STM32F4X SDIO(七) 例程讲解-SD_InitializeCards & SD_GetCardInfo

STM32F4X SDIO（七）例程讲解-SD_InitializeCards & SD_GetCardInfo

• [例程讲解-SD_InitializeCards & SD_GetCardInfo](#例程讲解-SD_InitializeCards & SD_GetCardInfo)
• • CMD2:ALL_SEND_CID
  • • 命令发送程序
    • 命令响应程序
    • • CID数据解析
  • CMD3:SEND_RELATIVE_ADDR
  • • 命令发送程序
    • 命令响应程序
  • CMD9:SEND_CSD
  • • 命令发送程序
    • 命令响应程序
    • • CSD数据解析
      • CSD结构版本
      • READ_BL_LEN
      • SD卡容量
  • 获取SD卡信息
  • SD卡初始化流程

本节例程基于 野火电子的STM32F407的SD卡读写例程进行讲解。上一节中讲解了SD卡上电过程，这节将会讲解一下SD卡的初始化过程，包括 获取SD卡的CID、CSD和SD卡RCA地址。

例程讲解-SD_InitializeCards & SD_GetCardInfo

CMD2:ALL_SEND_CID

CMD2的作用是通知所有卡通过CMD线返回CID值，CID值包括SD卡的识别号、制造商ID、OEMID、产品名称、版本号、序列号等信息，相当于是SD卡的身份证。

命令发送程序

CMD2命令无需带参数，所以SDIO控制器可以直接发送CMD2命令

 SDIO_CmdInitStructure.SDIO_Argument = 0x0; // 不带参数
 SDIO_CmdInitStructure.SDIO_CmdIndex = SD_CMD_ALL_SEND_CID; // 命令所以为CMD2
 SDIO_CmdInitStructure.SDIO_Response = SDIO_Response_Long; // 长响应
 SDIO_CmdInitStructure.SDIO_Wait = SDIO_Wait_No; // 不等待
 SDIO_CmdInitStructure.SDIO_CPSM = SDIO_CPSM_Enable; // 使能CPSM状态机
 SDIO_SendCommand(&SDIO_CmdInitStructure);

命令响应程序

CMD2的响应是R2，其响应类型为长响应。

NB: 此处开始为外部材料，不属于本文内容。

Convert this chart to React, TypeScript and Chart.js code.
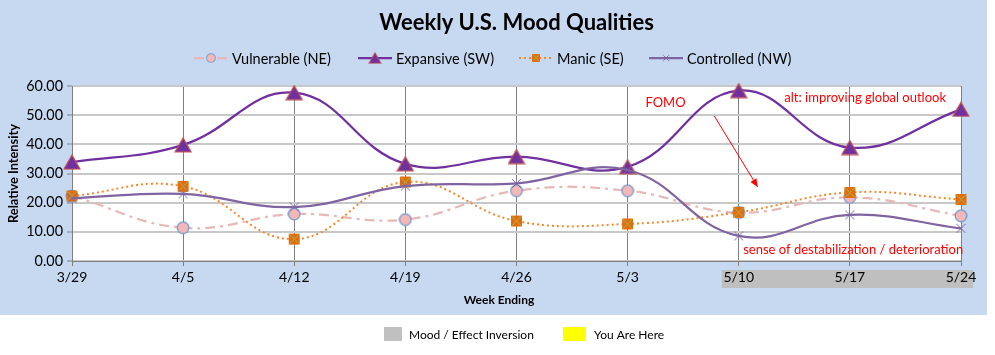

其中bit[127:1]是其响应的数据。

首先需要先判断SD卡的响应是否正常，如果响应正常，下一步就需要把128位的CID读出来。

static SD_Error CmdResp2Error(void)
{
  SD_Error errorstatus = SD_OK;
  uint32_t status;

  status = SDIO->STA;

  while (!(status & (SDIO_FLAG_CCRCFAIL | SDIO_FLAG_CTIMEOUT | SDIO_FLAG_CMDREND)))
  {
    status = SDIO->STA;
  }

  if (status & SDIO_FLAG_CTIMEOUT)
  {
    errorstatus = SD_CMD_RSP_TIMEOUT;
    SDIO_ClearFlag(SDIO_FLAG_CTIMEOUT);
    return(errorstatus);
  }
  else if (status & SDIO_FLAG_CCRCFAIL)
  {
    errorstatus = SD_CMD_CRC_FAIL;
    SDIO_ClearFlag(SDIO_FLAG_CCRCFAIL);
    return(errorstatus);
  }

  /*!< Clear all the static flags */
  SDIO_ClearFlag(SDIO_STATIC_FLAGS);

  return(errorstatus);
}

// 读取128位CID
    CID_Tab[0] = SDIO_GetResponse(SDIO_RESP1);
    CID_Tab[1] = SDIO_GetResponse(SDIO_RESP2);
    CID_Tab[2] = SDIO_GetResponse(SDIO_RESP3);
    CID_Tab[3] = SDIO_GetResponse(SDIO_RESP4);

根据STM32F4X的数据手册可知，如果是长响应，高位的数据保存在SDIO_RESP1寄存器，低位保存在SDIO_RESP4寄存器

CID数据解析

根据波形图可知SD卡的CID响应数据为0x9f54495344333247614af80704017158,CID的数据解析表如下

下面就来对SD卡读取到CID数据进行解析

Name	Field	Width	CID-slice	Value
Manufacturer ID	MID	8	[127:120]	0x9F
OEM/Application ID	OID	16	[119:104]	0x5449
Product name	PNM	40	[103:64]	0x5344333247 "SD32G"
Product revision	PRV	8	[63:56]	0x61
Product serial number	PSN	32	[55:24]	0x4af80704
reserved	X	4	[23:20]	0
Manufacturing date	MDT	12	[19:8]	0x171
CRC7 checksum	CRC	7	[7:1]	0x2C
not used, always 1	x	1	[0:0]	0x1

CMD3:SEND_RELATIVE_ADDR

CMD3的作用是请求SD卡发布一个RCA，RCA的作用相当于是一个地址，这个RCA后续在读写SD卡中用于对SD卡进行寻址。

命令发送程序

 SDIO_CmdInitStructure.SDIO_Argument = 0x00; // 不带参数
 SDIO_CmdInitStructure.SDIO_CmdIndex = SD_CMD_SET_REL_ADDR; // 命令索引 CMD3
 SDIO_CmdInitStructure.SDIO_Response = SDIO_Response_Short; // 短响应
 SDIO_CmdInitStructure.SDIO_Wait = SDIO_Wait_No; // 不等待
 SDIO_CmdInitStructure.SDIO_CPSM = SDIO_CPSM_Enable; // 使能 CPSM状态机
 SDIO_SendCommand(&SDIO_CmdInitStructure);

命令响应程序

CMD3的响应是R6，其中SD卡的RCA在响应数据的bit[31:16]

在程序中会先判断SD卡的响应是否正常，如果响应正常就通过SDIO_RESP1寄存器读取R6响应的数据，然后保存高16位的RCA地址。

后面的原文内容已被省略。